Exclude the pictures, then repeat the remaining data exactly.
****************************************
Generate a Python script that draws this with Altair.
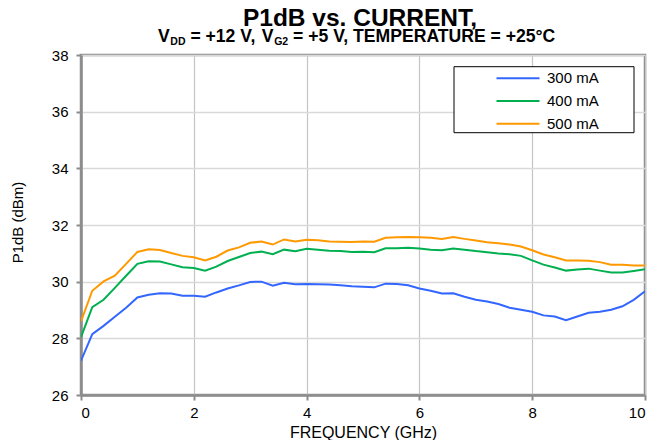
import altair as alt
import pandas as pd

FONT = "Liberation Sans, Arial, Helvetica, sans-serif"

freq_ghz = [0.0, 0.2, 0.4, 0.6, 0.8, 1.0, 1.2, 1.4, 1.6, 1.8,
            2.0, 2.2, 2.4, 2.6, 2.8, 3.0, 3.2, 3.4, 3.6, 3.8,
            4.0, 4.2, 4.4, 4.6, 4.8, 5.0, 5.2, 5.4, 5.6, 5.8,
            6.0, 6.2, 6.4, 6.6, 6.8, 7.0, 7.2, 7.4, 7.6, 7.8,
            8.0, 8.2, 8.4, 8.6, 8.8, 9.0, 9.2, 9.4, 9.6, 9.8, 10.0]

p1db_300 = [27.21, 28.15, 28.44, 28.76, 29.08, 29.44, 29.54, 29.59, 29.58, 29.50,
            29.50, 29.47, 29.62, 29.76, 29.87, 29.99, 30.00, 29.86, 29.96, 29.91,
            29.92, 29.91, 29.90, 29.87, 29.84, 29.82, 29.80, 29.93, 29.92, 29.87,
            29.76, 29.68, 29.58, 29.59, 29.47, 29.36, 29.30, 29.21, 29.08, 29.01,
            28.94, 28.81, 28.77, 28.64, 28.77, 28.90, 28.94, 29.01, 29.13, 29.36, 29.66]

p1db_400 = [28.04, 29.10, 29.36, 29.78, 30.21, 30.63, 30.72, 30.71, 30.61, 30.51,
            30.48, 30.39, 30.53, 30.73, 30.87, 31.01, 31.06, 30.97, 31.13, 31.07,
            31.16, 31.13, 31.09, 31.08, 31.05, 31.06, 31.04, 31.18, 31.18, 31.20,
            31.17, 31.13, 31.11, 31.17, 31.13, 31.08, 31.04, 30.99, 30.97, 30.91,
            30.75, 30.60, 30.50, 30.39, 30.43, 30.46, 30.39, 30.32, 30.32, 30.38, 30.44]

p1db_500 = [28.60, 29.68, 30.01, 30.21, 30.63, 31.05, 31.14, 31.12, 31.01, 30.91,
            30.86, 30.75, 30.88, 31.10, 31.21, 31.37, 31.42, 31.31, 31.49, 31.42,
            31.48, 31.46, 31.42, 31.41, 31.40, 31.42, 31.41, 31.55, 31.57, 31.58,
            31.57, 31.55, 31.51, 31.58, 31.51, 31.45, 31.39, 31.36, 31.31, 31.24,
            31.11, 30.96, 30.86, 30.75, 30.75, 30.74, 30.69, 30.60, 30.60, 30.57, 30.57]

currents = ["300 mA", "400 mA", "500 mA"]
colors = ["#3366FF", "#00B050", "#FF9900"]
x_ticks = [0, 2, 4, 6, 8, 10]
y_ticks = [26, 28, 30, 32, 34, 36, 38]

rows = []
for name, vals in zip(currents, [p1db_300, p1db_400, p1db_500]):
    for f, v in zip(freq_ghz, vals):
        rows.append({"freq": f, "p1db": v, "current": name})
df = pd.DataFrame(rows)

W, H = 564, 340

lines = alt.Chart(df).mark_line(strokeWidth=2, clip=True).encode(
    x=alt.X("freq:Q", scale=alt.Scale(domain=[0, 10], nice=False),
            axis=alt.Axis(values=x_ticks, title="FREQUENCY (GHz)", gridColor="#c4c4c4",
                          gridWidth=1.2, labelPadding=5, titleFontSize=16,
                          titleX=282, titleY=42, titleBaseline="alphabetic", titleAlign="center")),
    y=alt.Y("p1db:Q", scale=alt.Scale(domain=[26, 38], nice=False),
            axis=alt.Axis(values=y_ticks, title="P1dB (dBm)", gridColor="#d9d9d9",
                          gridWidth=1.5, labelPadding=8, titleFontSize=15,
                          titleAngle=270, titleX=-59, titleY=167,
                          titleBaseline="alphabetic", titleAlign="center")),
    color=alt.Color("current:N", scale=alt.Scale(domain=currents, range=colors),
                    legend=alt.Legend(title=None, orient="none", legendX=429.5, legendY=15.8,
                                      symbolType="M-4.3,0H4.3", symbolSize=100,
                                      symbolStrokeWidth=2, labelFontSize=15, labelFont=FONT,
                                      labelColor="black", labelOffset=21.5, rowPadding=6.7)),
)

legend_box = alt.Chart(pd.DataFrame({"a": [0]})).mark_rect(
    fill="white", stroke="black", strokeWidth=1
).encode(x=alt.value(373), x2=alt.value(553), y=alt.value(11.7), y2=alt.value(77.7))


def txt(text, x, y, size, align="left"):
    return alt.Chart(pd.DataFrame({"t": [text]})).mark_text(
        align=align, baseline="alphabetic", fontSize=size, fontWeight="bold",
        font=FONT, color="black"
    ).encode(x=alt.value(x), y=alt.value(y), text="t:N")


MAIN = 17.6
SUB = 10.5
base_y = -13.3
sub_y = -10.3
x0 = 77.0
parts = []
cx = x0
parts.append(txt("V", cx, base_y, MAIN)); cx += 0.667 * MAIN + 0.6
parts.append(txt("DD", cx, sub_y, SUB)); cx += 1.444 * SUB + 0.278 * MAIN
parts.append(txt("= +12 V,", cx, base_y, MAIN)); cx += 3.781 * MAIN + 0.278 * MAIN
parts.append(txt("V", cx, base_y, MAIN)); cx += 0.667 * MAIN + 0.6
parts.append(txt("G2", cx, sub_y, SUB)); cx += 1.334 * SUB + 0.278 * MAIN
parts.append(txt("= +5 V, TEMPERATURE = +25°C", cx, base_y, MAIN))

title = txt("P1dB vs. CURRENT,", 279, -29, 24.5, align="center")

chart = alt.layer(legend_box, lines, title, *parts).properties(
    width=W, height=H,
    autosize=alt.AutoSizeParams(type="none"),
    padding={"left": 73, "top": 47, "right": 14, "bottom": 45},
).configure_view(
    stroke="#8c8c8c", strokeWidth=2.5
).configure_axis(
    domainColor="#8c8c8c", domainWidth=2.5, tickColor="#8c8c8c", tickWidth=2, tickSize=5,
    labelFont=FONT, labelFontSize=15, labelColor="black",
    titleFont=FONT, titleFontWeight="normal", titleColor="black",
)

chart.save("out.html", embed_options={"renderer": "svg", "actions": False})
****************************************
◆ Worked solution ◆
Generate a Python script that draws this with Altair.
import altair as alt
import pandas as pd

FONT = "Liberation Sans, Arial, Helvetica, sans-serif"

freq_ghz = [0.0, 0.2, 0.4, 0.6, 0.8, 1.0, 1.2, 1.4, 1.6, 1.8,
            2.0, 2.2, 2.4, 2.6, 2.8, 3.0, 3.2, 3.4, 3.6, 3.8,
            4.0, 4.2, 4.4, 4.6, 4.8, 5.0, 5.2, 5.4, 5.6, 5.8,
            6.0, 6.2, 6.4, 6.6, 6.8, 7.0, 7.2, 7.4, 7.6, 7.8,
            8.0, 8.2, 8.4, 8.6, 8.8, 9.0, 9.2, 9.4, 9.6, 9.8, 10.0]

p1db_300 = [27.21, 28.15, 28.44, 28.76, 29.08, 29.44, 29.54, 29.59, 29.58, 29.50,
            29.50, 29.47, 29.62, 29.76, 29.87, 29.99, 30.00, 29.86, 29.96, 29.91,
            29.92, 29.91, 29.90, 29.87, 29.84, 29.82, 29.80, 29.93, 29.92, 29.87,
            29.76, 29.68, 29.58, 29.59, 29.47, 29.36, 29.30, 29.21, 29.08, 29.01,
            28.94, 28.81, 28.77, 28.64, 28.77, 28.90, 28.94, 29.01, 29.13, 29.36, 29.66]

p1db_400 = [28.04, 29.10, 29.36, 29.78, 30.21, 30.63, 30.72, 30.71, 30.61, 30.51,
            30.48, 30.39, 30.53, 30.73, 30.87, 31.01, 31.06, 30.97, 31.13, 31.07,
            31.16, 31.13, 31.09, 31.08, 31.05, 31.06, 31.04, 31.18, 31.18, 31.20,
            31.17, 31.13, 31.11, 31.17, 31.13, 31.08, 31.04, 30.99, 30.97, 30.91,
            30.75, 30.60, 30.50, 30.39, 30.43, 30.46, 30.39, 30.32, 30.32, 30.38, 30.44]

p1db_500 = [28.60, 29.68, 30.01, 30.21, 30.63, 31.05, 31.14, 31.12, 31.01, 30.91,
            30.86, 30.75, 30.88, 31.10, 31.21, 31.37, 31.42, 31.31, 31.49, 31.42,
            31.48, 31.46, 31.42, 31.41, 31.40, 31.42, 31.41, 31.55, 31.57, 31.58,
            31.57, 31.55, 31.51, 31.58, 31.51, 31.45, 31.39, 31.36, 31.31, 31.24,
            31.11, 30.96, 30.86, 30.75, 30.75, 30.74, 30.69, 30.60, 30.60, 30.57, 30.57]

currents = ["300 mA", "400 mA", "500 mA"]
colors = ["#3366FF", "#00B050", "#FF9900"]
x_ticks = [0, 2, 4, 6, 8, 10]
y_ticks = [26, 28, 30, 32, 34, 36, 38]

rows = []
for name, vals in zip(currents, [p1db_300, p1db_400, p1db_500]):
    for f, v in zip(freq_ghz, vals):
        rows.append({"freq": f, "p1db": v, "current": name})
df = pd.DataFrame(rows)

W, H = 564, 340

lines = alt.Chart(df).mark_line(strokeWidth=2, clip=True).encode(
    x=alt.X("freq:Q", scale=alt.Scale(domain=[0, 10], nice=False),
            axis=alt.Axis(values=x_ticks, title="FREQUENCY (GHz)", gridColor="#c4c4c4",
                          gridWidth=1.2, labelPadding=5, titleFontSize=16,
                          titleX=282, titleY=42, titleBaseline="alphabetic", titleAlign="center")),
    y=alt.Y("p1db:Q", scale=alt.Scale(domain=[26, 38], nice=False),
            axis=alt.Axis(values=y_ticks, title="P1dB (dBm)", gridColor="#d9d9d9",
                          gridWidth=1.5, labelPadding=8, titleFontSize=15,
                          titleAngle=270, titleX=-59, titleY=167,
                          titleBaseline="alphabetic", titleAlign="center")),
    color=alt.Color("current:N", scale=alt.Scale(domain=currents, range=colors),
                    legend=alt.Legend(title=None, orient="none", legendX=429.5, legendY=15.8,
                                      symbolType="M-4.3,0H4.3", symbolSize=100,
                                      symbolStrokeWidth=2, labelFontSize=15, labelFont=FONT,
                                      labelColor="black", labelOffset=21.5, rowPadding=6.7)),
)

legend_box = alt.Chart(pd.DataFrame({"a": [0]})).mark_rect(
    fill="white", stroke="black", strokeWidth=1
).encode(x=alt.value(373), x2=alt.value(553), y=alt.value(11.7), y2=alt.value(77.7))


def txt(text, x, y, size, align="left"):
    return alt.Chart(pd.DataFrame({"t": [text]})).mark_text(
        align=align, baseline="alphabetic", fontSize=size, fontWeight="bold",
        font=FONT, color="black"
    ).encode(x=alt.value(x), y=alt.value(y), text="t:N")


MAIN = 17.6
SUB = 10.5
base_y = -13.3
sub_y = -10.3
x0 = 77.0
parts = []
cx = x0
parts.append(txt("V", cx, base_y, MAIN)); cx += 0.667 * MAIN + 0.6
parts.append(txt("DD", cx, sub_y, SUB)); cx += 1.444 * SUB + 0.278 * MAIN
parts.append(txt("= +12 V,", cx, base_y, MAIN)); cx += 3.781 * MAIN + 0.278 * MAIN
parts.append(txt("V", cx, base_y, MAIN)); cx += 0.667 * MAIN + 0.6
parts.append(txt("G2", cx, sub_y, SUB)); cx += 1.334 * SUB + 0.278 * MAIN
parts.append(txt("= +5 V, TEMPERATURE = +25°C", cx, base_y, MAIN))

title = txt("P1dB vs. CURRENT,", 279, -29, 24.5, align="center")

chart = alt.layer(legend_box, lines, title, *parts).properties(
    width=W, height=H,
    autosize=alt.AutoSizeParams(type="none"),
    padding={"left": 73, "top": 47, "right": 14, "bottom": 45},
).configure_view(
    stroke="#8c8c8c", strokeWidth=2.5
).configure_axis(
    domainColor="#8c8c8c", domainWidth=2.5, tickColor="#8c8c8c", tickWidth=2, tickSize=5,
    labelFont=FONT, labelFontSize=15, labelColor="black",
    titleFont=FONT, titleFontWeight="normal", titleColor="black",
)

chart.save("out.html", embed_options={"renderer": "svg", "actions": False})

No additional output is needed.